The lines beneath this instruction, from the first through the one containing "voigt_hi_sq_y = [y", must be transcribed exactly; no other line belongs in the output.
######
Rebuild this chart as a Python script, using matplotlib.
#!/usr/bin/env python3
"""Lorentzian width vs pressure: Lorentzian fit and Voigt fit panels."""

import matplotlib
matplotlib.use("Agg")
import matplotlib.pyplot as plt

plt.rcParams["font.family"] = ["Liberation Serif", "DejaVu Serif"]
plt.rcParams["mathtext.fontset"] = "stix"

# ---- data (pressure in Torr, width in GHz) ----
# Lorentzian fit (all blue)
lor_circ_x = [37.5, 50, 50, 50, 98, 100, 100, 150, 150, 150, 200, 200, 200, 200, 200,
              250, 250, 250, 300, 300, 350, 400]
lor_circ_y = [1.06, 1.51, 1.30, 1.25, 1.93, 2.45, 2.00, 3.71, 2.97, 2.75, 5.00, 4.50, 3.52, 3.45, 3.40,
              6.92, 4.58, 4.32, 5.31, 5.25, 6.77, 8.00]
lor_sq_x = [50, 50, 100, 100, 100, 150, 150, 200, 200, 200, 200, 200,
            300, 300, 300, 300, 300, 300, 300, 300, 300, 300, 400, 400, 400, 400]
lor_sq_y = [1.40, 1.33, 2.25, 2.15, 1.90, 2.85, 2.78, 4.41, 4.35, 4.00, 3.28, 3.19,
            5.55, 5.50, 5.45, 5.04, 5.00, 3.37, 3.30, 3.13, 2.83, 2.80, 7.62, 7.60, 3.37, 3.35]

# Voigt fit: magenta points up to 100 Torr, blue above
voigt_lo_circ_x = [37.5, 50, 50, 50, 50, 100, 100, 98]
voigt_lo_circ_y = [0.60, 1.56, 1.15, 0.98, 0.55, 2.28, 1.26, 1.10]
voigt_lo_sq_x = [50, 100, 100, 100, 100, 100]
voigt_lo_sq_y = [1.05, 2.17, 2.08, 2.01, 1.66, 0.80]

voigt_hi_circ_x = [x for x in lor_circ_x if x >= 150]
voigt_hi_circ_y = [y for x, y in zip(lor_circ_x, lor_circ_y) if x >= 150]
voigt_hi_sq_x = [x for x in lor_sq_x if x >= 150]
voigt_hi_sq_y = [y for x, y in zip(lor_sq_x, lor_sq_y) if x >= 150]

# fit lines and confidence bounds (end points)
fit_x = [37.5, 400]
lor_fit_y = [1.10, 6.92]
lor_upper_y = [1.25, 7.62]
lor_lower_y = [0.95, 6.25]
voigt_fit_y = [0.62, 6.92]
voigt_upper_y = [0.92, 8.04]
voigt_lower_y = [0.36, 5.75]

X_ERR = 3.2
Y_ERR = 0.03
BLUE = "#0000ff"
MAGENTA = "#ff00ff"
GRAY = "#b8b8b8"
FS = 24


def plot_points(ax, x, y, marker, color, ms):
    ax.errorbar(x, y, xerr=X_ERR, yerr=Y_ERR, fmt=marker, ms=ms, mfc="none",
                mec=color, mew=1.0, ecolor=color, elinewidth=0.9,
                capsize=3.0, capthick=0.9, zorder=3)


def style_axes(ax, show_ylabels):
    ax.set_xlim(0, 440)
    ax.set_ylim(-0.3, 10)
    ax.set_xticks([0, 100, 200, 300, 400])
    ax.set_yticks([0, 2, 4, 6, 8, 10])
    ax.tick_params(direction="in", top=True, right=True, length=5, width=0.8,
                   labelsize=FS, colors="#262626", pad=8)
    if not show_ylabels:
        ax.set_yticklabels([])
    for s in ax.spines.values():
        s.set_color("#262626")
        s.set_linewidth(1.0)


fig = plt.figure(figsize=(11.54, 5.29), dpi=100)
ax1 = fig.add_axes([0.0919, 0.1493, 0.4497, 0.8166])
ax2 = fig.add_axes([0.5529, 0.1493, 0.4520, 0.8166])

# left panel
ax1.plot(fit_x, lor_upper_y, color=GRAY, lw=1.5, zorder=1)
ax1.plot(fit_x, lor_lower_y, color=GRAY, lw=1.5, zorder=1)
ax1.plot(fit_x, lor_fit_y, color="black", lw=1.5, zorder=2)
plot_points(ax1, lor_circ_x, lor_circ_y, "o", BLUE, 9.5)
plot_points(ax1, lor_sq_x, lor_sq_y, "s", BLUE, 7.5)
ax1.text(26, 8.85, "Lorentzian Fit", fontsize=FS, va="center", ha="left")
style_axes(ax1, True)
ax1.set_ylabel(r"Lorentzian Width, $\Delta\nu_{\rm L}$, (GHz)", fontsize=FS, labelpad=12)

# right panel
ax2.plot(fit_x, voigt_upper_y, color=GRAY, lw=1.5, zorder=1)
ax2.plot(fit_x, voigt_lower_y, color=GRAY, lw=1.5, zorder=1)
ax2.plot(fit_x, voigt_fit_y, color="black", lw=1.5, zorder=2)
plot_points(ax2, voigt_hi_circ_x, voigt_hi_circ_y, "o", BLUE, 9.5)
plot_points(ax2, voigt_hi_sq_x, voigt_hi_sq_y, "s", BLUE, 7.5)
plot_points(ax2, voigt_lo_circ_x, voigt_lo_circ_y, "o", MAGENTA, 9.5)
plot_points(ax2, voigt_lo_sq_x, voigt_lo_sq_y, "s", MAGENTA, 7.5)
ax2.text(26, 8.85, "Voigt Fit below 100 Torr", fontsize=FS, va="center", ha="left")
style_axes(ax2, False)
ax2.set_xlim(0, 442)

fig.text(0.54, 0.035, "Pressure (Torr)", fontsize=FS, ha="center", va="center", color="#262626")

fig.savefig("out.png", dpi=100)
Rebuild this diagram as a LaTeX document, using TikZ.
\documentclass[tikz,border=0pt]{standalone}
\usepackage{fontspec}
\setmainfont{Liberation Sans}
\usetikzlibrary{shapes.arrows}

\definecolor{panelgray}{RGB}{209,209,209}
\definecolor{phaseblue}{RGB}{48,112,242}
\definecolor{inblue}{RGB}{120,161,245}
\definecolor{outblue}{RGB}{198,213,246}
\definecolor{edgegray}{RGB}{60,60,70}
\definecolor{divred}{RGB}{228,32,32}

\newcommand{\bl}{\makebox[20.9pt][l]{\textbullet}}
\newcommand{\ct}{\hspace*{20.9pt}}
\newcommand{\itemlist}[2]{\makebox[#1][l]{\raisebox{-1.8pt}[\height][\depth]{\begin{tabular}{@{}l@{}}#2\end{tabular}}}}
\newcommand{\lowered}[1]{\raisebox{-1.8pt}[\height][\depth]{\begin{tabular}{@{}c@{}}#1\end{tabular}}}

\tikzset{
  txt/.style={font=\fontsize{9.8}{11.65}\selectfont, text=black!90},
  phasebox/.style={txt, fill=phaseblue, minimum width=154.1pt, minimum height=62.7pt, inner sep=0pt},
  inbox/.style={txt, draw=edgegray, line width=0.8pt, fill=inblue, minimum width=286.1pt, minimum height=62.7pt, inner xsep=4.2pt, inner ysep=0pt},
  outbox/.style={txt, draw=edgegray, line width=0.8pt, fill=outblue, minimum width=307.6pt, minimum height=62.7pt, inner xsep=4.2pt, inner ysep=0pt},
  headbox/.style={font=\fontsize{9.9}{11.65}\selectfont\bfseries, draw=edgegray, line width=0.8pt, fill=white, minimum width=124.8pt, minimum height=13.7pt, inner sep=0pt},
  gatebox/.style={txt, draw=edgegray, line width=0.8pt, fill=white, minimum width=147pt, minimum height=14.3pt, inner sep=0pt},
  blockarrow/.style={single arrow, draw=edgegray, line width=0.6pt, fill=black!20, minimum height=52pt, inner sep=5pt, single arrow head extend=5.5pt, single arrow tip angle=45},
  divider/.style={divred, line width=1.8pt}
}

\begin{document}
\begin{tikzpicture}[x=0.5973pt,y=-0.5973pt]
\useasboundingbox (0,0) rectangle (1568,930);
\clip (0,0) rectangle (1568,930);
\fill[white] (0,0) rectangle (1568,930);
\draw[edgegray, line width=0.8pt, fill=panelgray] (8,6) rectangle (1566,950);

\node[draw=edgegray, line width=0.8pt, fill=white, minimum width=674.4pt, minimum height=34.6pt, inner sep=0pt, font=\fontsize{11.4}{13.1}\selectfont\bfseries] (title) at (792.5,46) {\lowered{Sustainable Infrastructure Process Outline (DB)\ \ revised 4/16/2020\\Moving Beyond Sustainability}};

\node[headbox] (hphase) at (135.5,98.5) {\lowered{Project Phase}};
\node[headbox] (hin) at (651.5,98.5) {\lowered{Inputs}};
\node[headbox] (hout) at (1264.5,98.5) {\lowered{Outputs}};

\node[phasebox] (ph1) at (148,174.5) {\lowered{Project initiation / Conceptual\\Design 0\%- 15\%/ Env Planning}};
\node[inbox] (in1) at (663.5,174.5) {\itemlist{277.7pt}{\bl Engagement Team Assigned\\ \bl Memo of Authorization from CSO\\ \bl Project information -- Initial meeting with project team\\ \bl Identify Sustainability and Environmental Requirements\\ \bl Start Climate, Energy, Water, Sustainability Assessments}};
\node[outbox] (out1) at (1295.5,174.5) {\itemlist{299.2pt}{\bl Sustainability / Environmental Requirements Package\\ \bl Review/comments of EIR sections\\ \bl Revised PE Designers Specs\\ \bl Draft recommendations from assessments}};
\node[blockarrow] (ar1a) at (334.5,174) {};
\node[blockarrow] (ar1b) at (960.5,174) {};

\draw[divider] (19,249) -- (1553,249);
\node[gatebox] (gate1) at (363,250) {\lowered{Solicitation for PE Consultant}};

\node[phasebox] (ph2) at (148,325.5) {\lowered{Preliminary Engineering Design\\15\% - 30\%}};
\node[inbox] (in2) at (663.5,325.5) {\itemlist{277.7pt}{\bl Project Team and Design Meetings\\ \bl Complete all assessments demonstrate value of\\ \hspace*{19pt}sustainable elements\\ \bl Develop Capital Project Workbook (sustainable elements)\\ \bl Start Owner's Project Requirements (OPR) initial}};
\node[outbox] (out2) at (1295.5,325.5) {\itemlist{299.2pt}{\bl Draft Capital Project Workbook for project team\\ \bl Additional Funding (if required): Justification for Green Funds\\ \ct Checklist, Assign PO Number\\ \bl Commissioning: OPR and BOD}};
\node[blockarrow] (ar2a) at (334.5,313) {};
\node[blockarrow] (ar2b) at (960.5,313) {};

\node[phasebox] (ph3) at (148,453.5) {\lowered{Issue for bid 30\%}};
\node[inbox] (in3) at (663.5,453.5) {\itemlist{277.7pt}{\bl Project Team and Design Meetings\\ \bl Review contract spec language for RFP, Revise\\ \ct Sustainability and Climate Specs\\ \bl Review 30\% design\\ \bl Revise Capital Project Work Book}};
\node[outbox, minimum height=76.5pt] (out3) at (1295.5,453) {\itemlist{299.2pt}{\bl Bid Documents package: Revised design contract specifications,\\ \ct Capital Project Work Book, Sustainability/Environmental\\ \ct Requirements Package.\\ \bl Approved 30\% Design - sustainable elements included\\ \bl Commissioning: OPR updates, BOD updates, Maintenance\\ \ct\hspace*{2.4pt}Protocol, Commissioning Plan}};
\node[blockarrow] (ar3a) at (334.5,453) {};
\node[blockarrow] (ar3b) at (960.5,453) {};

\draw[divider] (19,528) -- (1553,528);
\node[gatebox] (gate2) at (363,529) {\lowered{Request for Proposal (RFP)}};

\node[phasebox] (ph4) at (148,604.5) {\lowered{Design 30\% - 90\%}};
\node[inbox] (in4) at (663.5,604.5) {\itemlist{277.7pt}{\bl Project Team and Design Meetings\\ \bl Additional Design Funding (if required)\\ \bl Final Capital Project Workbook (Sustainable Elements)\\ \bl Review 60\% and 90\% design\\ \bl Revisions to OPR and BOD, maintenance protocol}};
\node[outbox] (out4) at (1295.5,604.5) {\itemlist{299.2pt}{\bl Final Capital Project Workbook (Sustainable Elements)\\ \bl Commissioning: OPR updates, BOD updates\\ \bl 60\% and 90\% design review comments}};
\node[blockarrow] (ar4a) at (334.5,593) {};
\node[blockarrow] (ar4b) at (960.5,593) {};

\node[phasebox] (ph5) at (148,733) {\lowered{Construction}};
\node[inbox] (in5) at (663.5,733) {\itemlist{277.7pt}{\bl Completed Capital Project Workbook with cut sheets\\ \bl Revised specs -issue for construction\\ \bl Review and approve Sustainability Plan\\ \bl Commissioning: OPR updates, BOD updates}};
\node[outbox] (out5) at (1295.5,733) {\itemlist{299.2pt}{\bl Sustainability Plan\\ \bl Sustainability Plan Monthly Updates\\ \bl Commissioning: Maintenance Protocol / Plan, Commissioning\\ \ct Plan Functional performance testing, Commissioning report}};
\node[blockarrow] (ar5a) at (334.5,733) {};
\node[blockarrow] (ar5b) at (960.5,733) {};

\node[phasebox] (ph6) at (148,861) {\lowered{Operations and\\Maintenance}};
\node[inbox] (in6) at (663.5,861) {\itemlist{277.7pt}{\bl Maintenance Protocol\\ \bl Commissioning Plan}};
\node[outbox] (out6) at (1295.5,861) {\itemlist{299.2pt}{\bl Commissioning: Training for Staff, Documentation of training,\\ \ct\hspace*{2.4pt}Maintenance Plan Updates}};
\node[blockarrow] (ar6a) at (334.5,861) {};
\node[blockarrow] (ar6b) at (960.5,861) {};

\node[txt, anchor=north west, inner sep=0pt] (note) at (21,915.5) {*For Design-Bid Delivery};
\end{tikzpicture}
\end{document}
######
> _Answer to the problem_
Rebuild this chart as a Python script, using matplotlib.
#!/usr/bin/env python3
"""Lorentzian width vs pressure: Lorentzian fit and Voigt fit panels."""

import matplotlib
matplotlib.use("Agg")
import matplotlib.pyplot as plt

plt.rcParams["font.family"] = ["Liberation Serif", "DejaVu Serif"]
plt.rcParams["mathtext.fontset"] = "stix"

# ---- data (pressure in Torr, width in GHz) ----
# Lorentzian fit (all blue)
lor_circ_x = [37.5, 50, 50, 50, 98, 100, 100, 150, 150, 150, 200, 200, 200, 200, 200,
              250, 250, 250, 300, 300, 350, 400]
lor_circ_y = [1.06, 1.51, 1.30, 1.25, 1.93, 2.45, 2.00, 3.71, 2.97, 2.75, 5.00, 4.50, 3.52, 3.45, 3.40,
              6.92, 4.58, 4.32, 5.31, 5.25, 6.77, 8.00]
lor_sq_x = [50, 50, 100, 100, 100, 150, 150, 200, 200, 200, 200, 200,
            300, 300, 300, 300, 300, 300, 300, 300, 300, 300, 400, 400, 400, 400]
lor_sq_y = [1.40, 1.33, 2.25, 2.15, 1.90, 2.85, 2.78, 4.41, 4.35, 4.00, 3.28, 3.19,
            5.55, 5.50, 5.45, 5.04, 5.00, 3.37, 3.30, 3.13, 2.83, 2.80, 7.62, 7.60, 3.37, 3.35]

# Voigt fit: magenta points up to 100 Torr, blue above
voigt_lo_circ_x = [37.5, 50, 50, 50, 50, 100, 100, 98]
voigt_lo_circ_y = [0.60, 1.56, 1.15, 0.98, 0.55, 2.28, 1.26, 1.10]
voigt_lo_sq_x = [50, 100, 100, 100, 100, 100]
voigt_lo_sq_y = [1.05, 2.17, 2.08, 2.01, 1.66, 0.80]

voigt_hi_circ_x = [x for x in lor_circ_x if x >= 150]
voigt_hi_circ_y = [y for x, y in zip(lor_circ_x, lor_circ_y) if x >= 150]
voigt_hi_sq_x = [x for x in lor_sq_x if x >= 150]
voigt_hi_sq_y = [y for x, y in zip(lor_sq_x, lor_sq_y) if x >= 150]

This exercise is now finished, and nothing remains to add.